▸ **Work required**:
Extract the lines of the material below, beginning with the first and ending with the line that holds "XAxis, YAxis, CartesianGrid". Skip every picture.

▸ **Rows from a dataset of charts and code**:
----------

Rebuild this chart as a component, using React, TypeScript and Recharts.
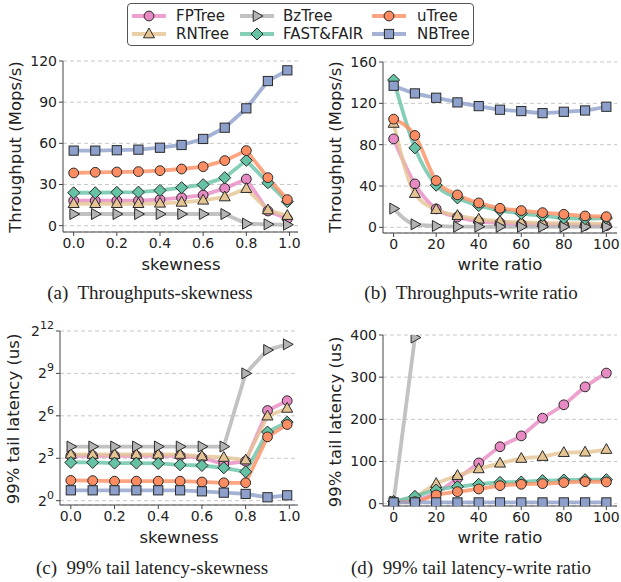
import React from 'react';
import { LineChart, Line, XAxis, YAxis, CartesianGrid } from 'recharts';

// x categories
const skewness = [0, 0.1, 0.2, 0.3, 0.4, 0.5, 0.6, 0.7, 0.8, 0.9, 0.99];
const writeRatio = [0, 10, 20, 30, 40, 50, 60, 70, 80, 90, 100];

// (a) throughput vs skewness (Mops/s)
const tsFPTree = [18.2, 18.2, 18.2, 18.2, 19, 20.4, 22.3, 27.2, 34, 10.7, 5];
const tsRNTree = [16, 16, 16, 16, 16.3, 17, 18.5, 20.9, 27, 11.4, 7.3];
const tsBzTree = [8.5, 8.5, 8.5, 8.5, 8.5, 8.5, 8.5, 8.5, 1.5, 1, 0.7];
const tsFastFair = [24, 24, 24.3, 24.5, 25.7, 27.7, 29.9, 35, 47.6, 31.3, 17.5];
const tsUTree = [38.4, 38.9, 39.1, 39.4, 40.1, 41.3, 43, 47.4, 54.7, 35, 19];
const tsNBTree = [54.7, 54.7, 55, 55.4, 56.8, 58.8, 63.2, 71.4, 85.5, 105.4, 113.2];

// (b) throughput vs write ratio (Mops/s)
const twFPTree = [85.6, 42, 17.8, 10, 5.8, 4.2, 3.2, 2.6, 2.3, 1.9, 1.6];
const twRNTree = [100.5, 32.6, 17.1, 11.3, 7.8, 5.8, 4.8, 4.2, 3.9, 3.6, 3.2];
const twBzTree = [18.1, 2.9, 1.3, 0.6, 0.6, 0.5, 0.5, 0.5, 0.5, 0.5, 0.5];
const twFastFair = [142.5, 76.9, 40.7, 28.4, 21, 16.5, 13.3, 11.3, 9, 8.4, 9];
const twUTree = [104.7, 88.9, 45.2, 31.4, 23.6, 18.4, 16.2, 14.2, 12.6, 11, 10.3];
const twNBTree = [137, 129.6, 125.4, 120.9, 117.3, 113.8, 112.5, 110.5, 111.8, 113.1, 116.7];

// (c) 99% tail latency vs skewness (us)
const lsFPTree = [9, 9, 9, 9, 9, 9, 8.2, 6, 6.9, 83, 134];
const lsRNTree = [9.7, 9.6, 9.6, 9.6, 9.6, 9.6, 8.8, 8.3, 7.3, 63, 92];
const lsBzTree = [14.2, 14.2, 14.2, 14.2, 14.2, 14.2, 14.2, 14.2, 512, 1610, 2130];
const lsFastFair = [6.5, 6.5, 6.3, 6.3, 6.2, 5.8, 5.6, 5, 4.1, 29, 47];
const lsUTree = [2.7, 2.67, 2.6, 2.6, 2.6, 2.6, 2.5, 2.4, 2.4, 22.8, 41.8];
const lsNBTree = [1.66, 1.66, 1.66, 1.66, 1.66, 1.66, 1.58, 1.48, 1.39, 1.18, 1.3];

// (d) 99% tail latency vs write ratio (us)
const lwFPTree = [4.8, 8, 26, 60, 96.6, 135, 160.8, 202.8, 234.5, 277, 309.7];
const lwRNTree = [5, 16, 47.5, 66.5, 82.4, 95.8, 107, 111.7, 121, 122, 128.3];
const lwBzTree = [5, 394, null, null, null, null, null, null, null, null, null];
const lwFastFair = [4.8, 17.4, 32.5, 40.4, 46, 50.7, 51.5, 54.7, 56.2, 57, 57];
const lwUTree = [3.2, 4.8, 20.6, 28.5, 34.9, 42.8, 46, 47.5, 50, 52.3, 51.5];
const lwNBTree = [3, 3, 3, 3, 3, 3, 3, 3, 3, 3, 3];

const skewTicks = [0, 0.2, 0.4, 0.6, 0.8, 1.0];
const ratioTicks = [0, 20, 40, 60, 80, 100];
const tsTicks = [0, 30, 60, 90, 120];
const twTicks = [0, 40, 80, 120, 160];
const lsTicks = [1, 8, 64, 512, 4096];
const lwTicks = [0, 100, 200, 300, 400];

type Shape = 'circle' | 'triUp' | 'triRight' | 'diamond' | 'square';

const SERIES: { key: string; color: string; shape: Shape }[] = [
  { key: 'FPTree', color: '#e78ac3', shape: 'circle' },
  { key: 'RNTree', color: '#e5c494', shape: 'triUp' },
  { key: 'BzTree', color: '#b3b3b3', shape: 'triRight' },
  { key: 'FAST&FAIR', color: '#66c2a5', shape: 'diamond' },
  { key: 'uTree', color: '#fc8d62', shape: 'circle' },
  { key: 'NBTree', color: '#8da0cb', shape: 'square' },
];

function rows(xs: number[], cols: (number | null)[][]) {
  return xs.map((x, i) => {
    const r: any = { x };
    SERIES.forEach((s, j) => {
      r[s.key] = cols[j][i];
    });
    return r;
  });
}

const dataA = rows(skewness, [tsFPTree, tsRNTree, tsBzTree, tsFastFair, tsUTree, tsNBTree]);
const dataB = rows(writeRatio, [twFPTree, twRNTree, twBzTree, twFastFair, twUTree, twNBTree]);
const dataC = rows(skewness, [lsFPTree, lsRNTree, lsBzTree, lsFastFair, lsUTree, lsNBTree]);
const dataD = rows(writeRatio, [lwFPTree, lwRNTree, lwBzTree, lwFastFair, lwUTree, lwNBTree]);

const EDGE = '#2a2a2a';
const AXIS = '#444';
const TEXT = '#222';
const SANS = '"DejaVu Sans", sans-serif';
const SERIF = '"Liberation Serif", "DejaVu Serif", serif';

function Marker({ cx, cy, shape, color }: { cx: number; cy: number; shape: Shape; color: string }) {
  const p = { fill: color, stroke: EDGE, strokeWidth: 1 };
  if (shape === 'circle') return <circle cx={cx} cy={cy} r={4.9} {...p} />;
  if (shape === 'square') return <rect x={cx - 4.6} y={cy - 4.6} width={9.2} height={9.2} {...p} />;
  if (shape === 'diamond')
    return <polygon points={`${cx},${cy - 6} ${cx + 6},${cy} ${cx},${cy + 6} ${cx - 6},${cy}`} {...p} />;
  if (shape === 'triUp')
    return <polygon points={`${cx},${cy - 6} ${cx + 5.5},${cy + 3.8} ${cx - 5.5},${cy + 3.8}`} {...p} />;
  return <polygon points={`${cx + 6},${cy} ${cx - 3.8},${cy - 5.5} ${cx - 3.8},${cy + 5.5}`} {...p} />;
}

const Pow2Tick = (props: any) => {
  const { x, y, payload } = props;
  const e = Math.round(Math.log2(payload.value));
  return (
    <text x={x} y={y} dy={5} textAnchor="end" fill={TEXT} fontSize={14} fontFamily={SANS}>
      <tspan>2</tspan>
      <tspan dy={-7} fontSize={11}>{e}</tspan>
    </text>
  );
};

interface PanelProps {
  data: any[];
  width: number;
  height: number;
  margin: { top: number; right: number; bottom: number; left: number };
  yWidth: number;
  xDomain: [number, number];
  xTicks: number[];
  xFmt: (v: number) => string;
  yDomain: [number, number];
  yTicks: number[];
  log?: boolean;
  curve: 'linear' | 'monotone';
}

const Panel = (p: PanelProps) => (
  <LineChart width={p.width} height={p.height} data={p.data} margin={p.margin}>
    <CartesianGrid vertical={false} stroke="#c8c8c8" strokeDasharray="4 3" />
    <XAxis
      dataKey="x"
      type="number"
      domain={p.xDomain}
      ticks={p.xTicks}
      tickFormatter={p.xFmt}
      allowDataOverflow
      height={20}
      tickSize={4}
      tickMargin={2}
      stroke={AXIS}
      tick={{ fill: TEXT, fontSize: 14, fontFamily: SANS }}
    />
    <XAxis xAxisId="top" orientation="top" height={0} tick={false} tickLine={false} stroke={AXIS} />
    <YAxis
      type="number"
      domain={p.yDomain}
      ticks={p.yTicks}
      scale={p.log ? 'log' : 'auto'}
      allowDataOverflow
      width={p.yWidth}
      tickSize={4}
      tickMargin={2}
      stroke={AXIS}
      tick={p.log ? <Pow2Tick /> : { fill: TEXT, fontSize: 14, fontFamily: SANS }}
    />
    <YAxis yAxisId="right" orientation="right" width={0} tick={false} tickLine={false} stroke={AXIS} />
    {SERIES.map((s) => (
      <Line
        key={s.key}
        dataKey={s.key}
        type={p.curve}
        stroke={s.color}
        strokeWidth={3.8}
        strokeOpacity={0.8}
        isAnimationActive={false}
        activeDot={false}
        dot={(d: any) =>
          d.cy == null || d.cx == null ? (
            <g key={`${s.key}-${d.index}`} />
          ) : (
            <Marker key={`${s.key}-${d.index}`} cx={d.cx} cy={d.cy} shape={s.shape} color={s.color} />
          )
        }
      />
    ))}
  </LineChart>
);

const abs = (left: number, top: number): React.CSSProperties => ({ position: 'absolute', left, top });

const YTitle = ({ text, cx, cy }: { text: string; cx: number; cy: number }) => (
  <div
    style={{
      position: 'absolute',
      left: cx,
      top: cy,
      transform: 'translate(-50%, -50%) rotate(-90deg)',
      whiteSpace: 'nowrap',
      fontFamily: SANS,
      fontSize: 16.5,
      color: TEXT,
      lineHeight: 1,
    }}
  >
    {text}
  </div>
);

const Centered = ({ text, cx, cy, serif }: { text: string; cx: number; cy: number; serif?: boolean }) => (
  <div
    style={{
      position: 'absolute',
      left: cx,
      top: cy,
      transform: 'translate(-50%, -50%)',
      whiteSpace: 'pre',
      fontFamily: serif ? SERIF : SANS,
      fontSize: serif ? 19 : 16.5,
      color: TEXT,
      lineHeight: 1,
    }}
  >
    {text}
  </div>
);

const LegendIcon = ({ color, shape }: { color: string; shape: Shape }) => (
  <svg width={34} height={14} style={{ display: 'block' }}>
    <line x1={0} y1={7} x2={34} y2={7} stroke={color} strokeWidth={3.8} strokeOpacity={0.8} />
    <Marker cx={17} cy={7} shape={shape} color={color} />
  </svg>
);

const legendCols = [
  [132, 176],
  [240, 283],
  [372, 417],
];
const legendRows = [15.5, 33.5];

const Legend = () => (
  <>
    <div
      style={{
        position: 'absolute',
        left: 127,
        top: 3,
        width: 347,
        height: 43,
        border: '1px solid #555',
        borderRadius: 4,
        boxSizing: 'border-box',
        background: '#fff',
      }}
    />
    {SERIES.map((s, i) => {
      const col = legendCols[Math.floor(i / 2)];
      const y = legendRows[i % 2];
      return (
        <React.Fragment key={s.key}>
          <div style={abs(col[0], y - 7)}>
            <LegendIcon color={s.color} shape={s.shape} />
          </div>
          <div
            style={{
              ...abs(col[1], y - 8),
              fontFamily: SANS,
              fontSize: 15,
              lineHeight: '16px',
              color: TEXT,
              whiteSpace: 'nowrap',
            }}
          >
            {s.key}
          </div>
        </React.Fragment>
      );
    })}
  </>
);

const fmtSkew = (v: number) => v.toFixed(1);
const fmtInt = (v: number) => String(v);

export default function App() {
  return (
    <div
      style={{
        position: 'absolute',
        left: 0,
        top: 0,
        width: 621,
        height: 582,
        background: '#fff',
        overflow: 'hidden',
      }}
    >
      <Legend />

      <div style={abs(0, 50)}>
        <Panel
          data={dataA}
          width={310}
          height={205}
          margin={{ top: 11, right: 12, bottom: 3, left: 0 }}
          yWidth={63}
          xDomain={[-0.0495, 1.0395]}
          xTicks={skewTicks}
          xFmt={fmtSkew}
          yDomain={[-4.6, 120]}
          yTicks={tsTicks}
          curve="linear"
        />
      </div>
      <div style={abs(310, 50)}>
        <Panel
          data={dataB}
          width={311}
          height={205}
          margin={{ top: 12, right: 4, bottom: 2, left: 0 }}
          yWidth={73}
          xDomain={[-5, 105]}
          xTicks={ratioTicks}
          xFmt={fmtInt}
          yDomain={[-5.5, 160]}
          yTicks={twTicks}
          curve="monotone"
        />
      </div>
      <div style={abs(0, 320)}>
        <Panel
          data={dataC}
          width={310}
          height={210}
          margin={{ top: 11, right: 12, bottom: 5, left: 0 }}
          yWidth={60}
          xDomain={[-0.0495, 1.0395]}
          xTicks={skewTicks}
          xFmt={fmtSkew}
          yDomain={[0.808, 4096]}
          yTicks={lsTicks}
          log
          curve="linear"
        />
      </div>
      <div style={abs(310, 320)}>
        <Panel
          data={dataD}
          width={311}
          height={210}
          margin={{ top: 15, right: 4, bottom: 4, left: 0 }}
          yWidth={73}
          xDomain={[-5, 105]}
          xTicks={ratioTicks}
          xFmt={fmtInt}
          yDomain={[-5.5, 400]}
          yTicks={lwTicks}
          curve="monotone"
        />
      </div>

      <YTitle text="Throughput (Mops/s)" cx={16} cy={147} />
      <YTitle text="Throughput (Mops/s)" cx={336} cy={147} />
      <YTitle text="99% tail latency (us)" cx={14} cy={419} />
      <YTitle text="99% tail latency (us)" cx={336} cy={422} />

      <Centered text="skewness" cx={181} cy={265} />
      <Centered text="write ratio" cx={500} cy={265} />
      <Centered text="skewness" cx={179} cy={538} />
      <Centered text="write ratio" cx={500} cy={538} />

      <Centered text={'(a)  Throughputs-skewness'} cx={150} cy={292} serif />
      <Centered text={'(b)  Throughputs-write ratio'} cx={471} cy={292} serif />
      <Centered text={'(c)  99% tail latency-skewness'} cx={152} cy={567} serif />
      <Centered text={'(d)  99% tail latency-write ratio'} cx={471} cy={567} serif />
    </div>
  );
}
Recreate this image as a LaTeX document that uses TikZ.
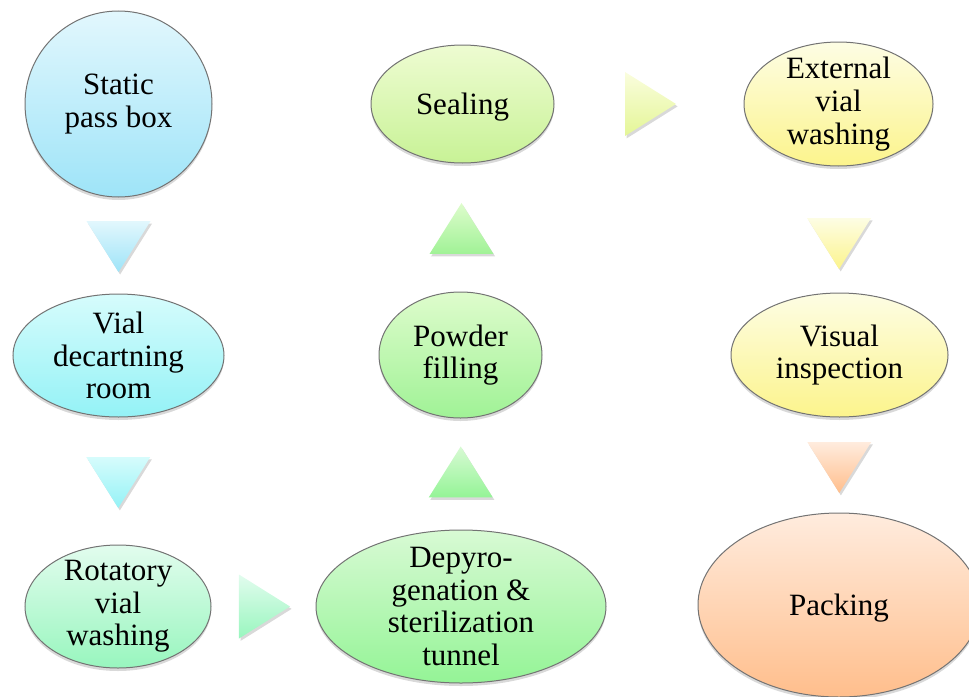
\documentclass[tikz,border=0pt]{standalone}
\usepackage{fontspec}
\setmainfont{Liberation Serif}
\usetikzlibrary{shapes.geometric,shadows,calc}

\definecolor{passTop}{RGB}{226,247,253}
\definecolor{passBot}{RGB}{158,228,248}
\definecolor{decTop}{RGB}{214,252,252}
\definecolor{decBot}{RGB}{148,242,246}
\definecolor{rotTop}{RGB}{226,252,238}
\definecolor{rotBot}{RGB}{152,246,190}
\definecolor{depTop}{RGB}{216,250,212}
\definecolor{depBot}{RGB}{148,244,150}
\definecolor{powTop}{RGB}{222,252,204}
\definecolor{powBot}{RGB}{160,242,150}
\definecolor{sealTop}{RGB}{238,252,210}
\definecolor{sealBot}{RGB}{200,242,150}
\definecolor{limeTop}{RGB}{250,253,222}
\definecolor{limeBot}{RGB}{228,246,150}
\definecolor{extTop}{RGB}{253,253,228}
\definecolor{extBot}{RGB}{252,244,140}
\definecolor{packTop}{RGB}{255,236,222}
\definecolor{packBot}{RGB}{255,190,140}

\tikzset{
  stage/.style args={#1,#2}{ ellipse, draw=black!55, line width=0.5pt,
    top color=#1, bottom color=#2, inner sep=-20pt, align=center,
    font=\fontsize{15.5}{16.3}\selectfont,
    execute at begin node={\rule{0pt}{14pt}},
    drop shadow={shadow xshift=0pt, shadow yshift=-1.5pt, opacity=0.3} }
}
\tikzset{
  flow/.style args={#1,#2}{ top color=#1, bottom color=#2,
    drop shadow={shadow xshift=0.8pt, shadow yshift=-1.2pt, opacity=0.3} }
}
% triangle markers placed on the line between two stages
\newcommand{\flowdown}[4]{\path[flow={#4}] ($(#1)!#3!(#2)$) ++(-32,-25.5) -- ++(64,0) -- ++(-32,51) -- cycle;}
\newcommand{\flowup}[4]{\path[flow={#4}] ($(#1)!#3!(#2)$) ++(-32,25.5) -- ++(64,0) -- ++(-32,-51) -- cycle;}
\newcommand{\flowright}[4]{\path[flow={#4}] ($(#1)!#3!(#2)$) ++(-25.5,-32) -- ++(51,32) -- ++(-51,32) -- cycle;}

\begin{document}
\begin{tikzpicture}[x=0.5pt, y=-0.5pt]
      \useasboundingbox (0,0) rectangle (969,696);
      \clip (0,0) rectangle (969,696);

      \node[stage={passTop,passBot}, minimum width=93.5pt, minimum height=93pt] (pass) at (118.5,104) {Static\\pass box};
      \node[stage={decTop,decBot}, minimum width=105.5pt, minimum height=61.5pt] (decart) at (118.5,355.5) {Vial\\decartning\\room};
      \node[stage={rotTop,rotBot}, minimum width=93pt, minimum height=61.5pt] (rot) at (118,606.5) {Rotatory\\vial\\washing};
      \node[stage={depTop,depBot}, minimum width=145pt, minimum height=76.5pt] (depyro) at (461,606.5) {Depyro-\\genation \&\\sterilization\\tunnel};
      \node[stage={powTop,powBot}, minimum width=81.5pt, minimum height=63pt] (powder) at (460.5,355) {Powder\\filling};
      \node[stage={sealTop,sealBot}, minimum width=91.5pt, minimum height=59pt] (seal) at (462.5,104) {Sealing};
      \node[stage={extTop,extBot}, minimum width=94.5pt, minimum height=62pt] (ext) at (838.5,104) {External\\vial\\washing};
      \node[stage={extTop,extBot}, minimum width=108.5pt, minimum height=62pt] (visual) at (839.5,355) {Visual\\inspection};
      \node[stage={packTop,packBot}, minimum width=141pt, minimum height=92pt] (pack) at (839,605) {Packing};

      \flowdown{pass}{decart}{0.567}{passTop,passBot}
      \flowdown{decart}{rot}{0.506}{decTop,decBot}
      \flowright{rot}{depyro}{0.427}{rotTop,rotBot}
      \flowup{depyro}{powder}{0.535}{depTop,depBot}
      \flowup{powder}{seal}{0.504}{powTop,powBot}
      \flowright{seal}{ext}{0.5}{limeTop,limeBot}
      \flowdown{ext}{visual}{0.556}{extTop,extBot}
      \flowdown{visual}{pack}{0.45}{packTop,packBot}
    \end{tikzpicture}
\end{document}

----------

▸ **Task output**:
Rebuild this chart as a component, using React, TypeScript and Recharts.
import React from 'react';
import { LineChart, Line, XAxis, YAxis, CartesianGrid } from 'recharts';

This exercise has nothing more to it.